É a seguinte a fundamentação da decisão sumária reclamada:
'[…] No requerimento de interposição do recurso para o Tribunal Constitucional, lê-se o seguinte:
«E... e seu irmão, N..., [...] vêm interpor recurso para o Tribunal Constitucional, nos termos e ao abrigo do disposto nos arts. 70º, n.º 1, alínea b), e n.º 2, 71º, 72º, 75º e 75º-A, n.º s 1 e 2, todos da Lei n.º 28/82, de 15 de Novembro, dado que o acórdão recorrido que serviu de base ao presente violou, entre outras normas e princípios jurídicos, o disposto nos artºs 32º, nº 2, 13º e 18º, nº 1 da Constituição da República, no art. 355º do Código de Processo Penal e nos artºs 70º e seguintes do Código Penal, como, em devido tempo, se suscitou na respectiva motivação do recurso interposto para essa Veneranda Relação de Lisboa (cfr. conclusões 18 e seguintes)».

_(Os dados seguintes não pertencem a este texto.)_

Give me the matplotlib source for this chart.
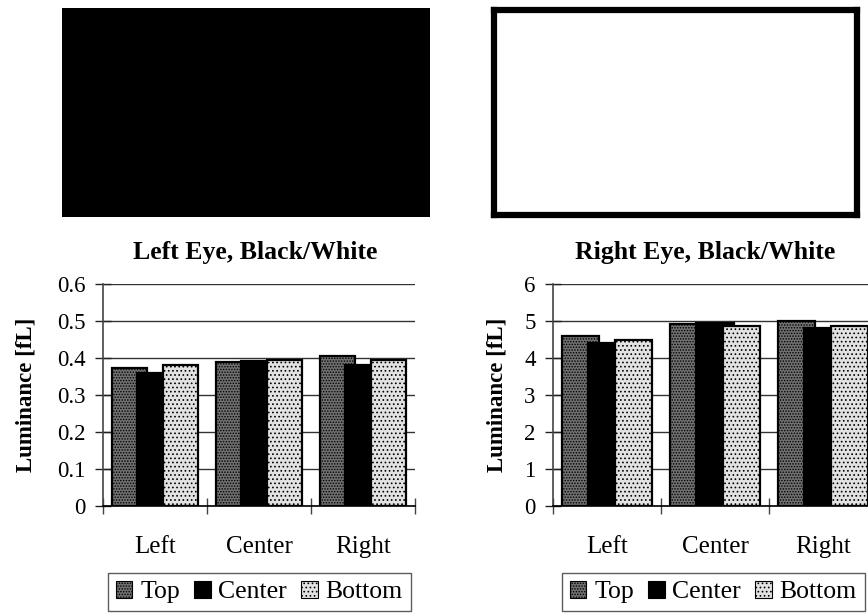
import matplotlib
matplotlib.use("Agg")
import matplotlib.pyplot as plt
import numpy as np
from matplotlib.ticker import FuncFormatter

plt.rcParams['font.family'] = ['Liberation Serif', 'DejaVu Serif']
plt.rcParams['hatch.linewidth'] = 0.7

categories = ["Left", "Center", "Right"]
series = ["Top", "Center", "Bottom"]
left_top = [0.373, 0.389, 0.406]
left_center = [0.359, 0.391, 0.381]
left_bottom = [0.380, 0.394, 0.394]
right_top = [4.59, 4.92, 4.99]
right_center = [4.40, 4.95, 4.82]
right_bottom = [4.49, 4.86, 4.87]
left_title = "Left Eye, Black/White"
right_title = "Right Eye, Black/White"
ylabel = "Luminance [fL]"

W, H = 868, 616
fig = plt.figure(figsize=(W / 100, H / 100), dpi=100)


def fx(px):
    return px / W


def fy(py):
    return 1 - py / H


# Top panels (stimulus images)
axb = fig.add_axes([fx(62), fy(217), fx(430 - 62), (217 - 8) / H])
axb.set_facecolor('black')
axb.set_xticks([]); axb.set_yticks([])
for s in axb.spines.values():
    s.set_visible(False)

axw = fig.add_axes([fx(494), fy(215), fx(857 - 494), (215 - 10) / H])
axw.set_facecolor('white')
axw.set_xticks([]); axw.set_yticks([])
for s in axw.spines.values():
    s.set_linewidth(4.5)
    s.set_color('black')

styles = [
    dict(color='#707070', hatch='......'),
    dict(color='black', hatch=None),
    dict(color='#e2e2e2', hatch='....'),
]


def draw_chart(rect, data, ymax, step, fmt, title, title_x, ylabel_x, legend_x):
    ax = fig.add_axes(rect)
    x = np.arange(len(categories))
    offsets = [-0.245, 0.0, 0.245]
    width = 0.345
    handles = []
    for vals, off, st, name in zip(data, offsets, styles, series):
        b = ax.bar(x + off, vals, width=width, facecolor=st['color'],
                   edgecolor='black', linewidth=1.6, hatch=st['hatch'],
                   label=name, zorder=3)
        handles.append(b)
    ax.set_xlim(-0.5, len(categories) - 0.5)
    ax.set_ylim(0, ymax)
    ax.set_yticks(np.arange(0, ymax + step / 2, step))
    ax.yaxis.set_major_formatter(FuncFormatter(fmt))
    ax.yaxis.grid(True, color='#333333', linewidth=1.0, zorder=0)
    ax.set_axisbelow(True)
    ax.set_xticks(x)
    ax.set_xticklabels(categories)
    ax.set_xticks(np.arange(-0.5, len(categories)), minor=True)
    ax.tick_params(axis='x', which='major', length=0, pad=22, labelsize=18)
    ax.tick_params(axis='x', which='minor', direction='inout', length=11,
                   width=1.0, color='#444444')
    ax.tick_params(axis='y', direction='inout', length=11, width=1.0,
                   pad=7, labelsize=16.5, color='#222222')
    for side in ['top', 'right']:
        ax.spines[side].set_visible(False)
    ax.spines['left'].set_color('#444444')
    ax.spines['left'].set_linewidth(1.2)
    ax.spines['bottom'].set_color('black')
    ax.spines['bottom'].set_linewidth(1.2)
    fig.text(fx(title_x), fy(253), title, ha='center', va='center',
             fontsize=18.5, fontweight='bold')
    fig.text(fx(ylabel_x), fy(395), ylabel, ha='center', va='center',
             rotation=90, fontsize=16.5, fontweight='bold')
    leg = fig.legend(handles=handles, labels=series, loc='upper left',
                     bbox_to_anchor=(fx(legend_x), fy(573)), ncol=3,
                     frameon=True, fancybox=False, shadow=False,
                     fontsize=18.5, handlelength=0.65, handleheight=0.65,
                     handletextpad=0.3, columnspacing=0.55,
                     borderpad=0.3, borderaxespad=0)
    leg.get_frame().set_edgecolor('#333333')
    leg.get_frame().set_linewidth(1.0)
    for p in leg.get_patches():
        p.set_linewidth(0.8)
    return ax


axes_bottom = fy(505.5)
axes_height = (505.5 - 284) / H

draw_chart([fx(103), axes_bottom, fx(415 - 103), axes_height],
           [left_top, left_center, left_bottom], 0.6, 0.1,
           lambda v, p: '0' if abs(v) < 1e-9 else f'{v:.1f}',
           left_title, 255, 26, 108)

draw_chart([fx(553), axes_bottom, fx(877 - 553), axes_height],
           [right_top, right_center, right_bottom], 6, 1,
           lambda v, p: f'{v:.0f}',
           right_title, 705, 497, 562)

fig.savefig('out.png', dpi=100)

É manifesto que se não pode conhecer do objecto do recurso interposto pelos recorrentes. Com efeito, o recurso previsto na alínea b) do n.º 1 do artigo 70º da Lei do Tribunal Constitucional – aquele que os recorrentes interpuseram – é um recurso destinado à apreciação da conformidade constitucional de normas (ou de normas, em certa interpretação) aplicadas na decisão recorrida. Tal finalidade decorre, quer da leitura do mencionado preceito, quer da leitura dos n.º s 1 e 2 do artigo 75º-A da mesma Lei. Decorre também do disposto nos artigos 277º, n.º 1, e
280º da Constituição. O nosso ordenamento jurídico não permite a apreciação, pelo Tribunal Constitucional, da conformidade constitucional das próprias decisões recorridas. Não conhece, em suma, a figura do amparo.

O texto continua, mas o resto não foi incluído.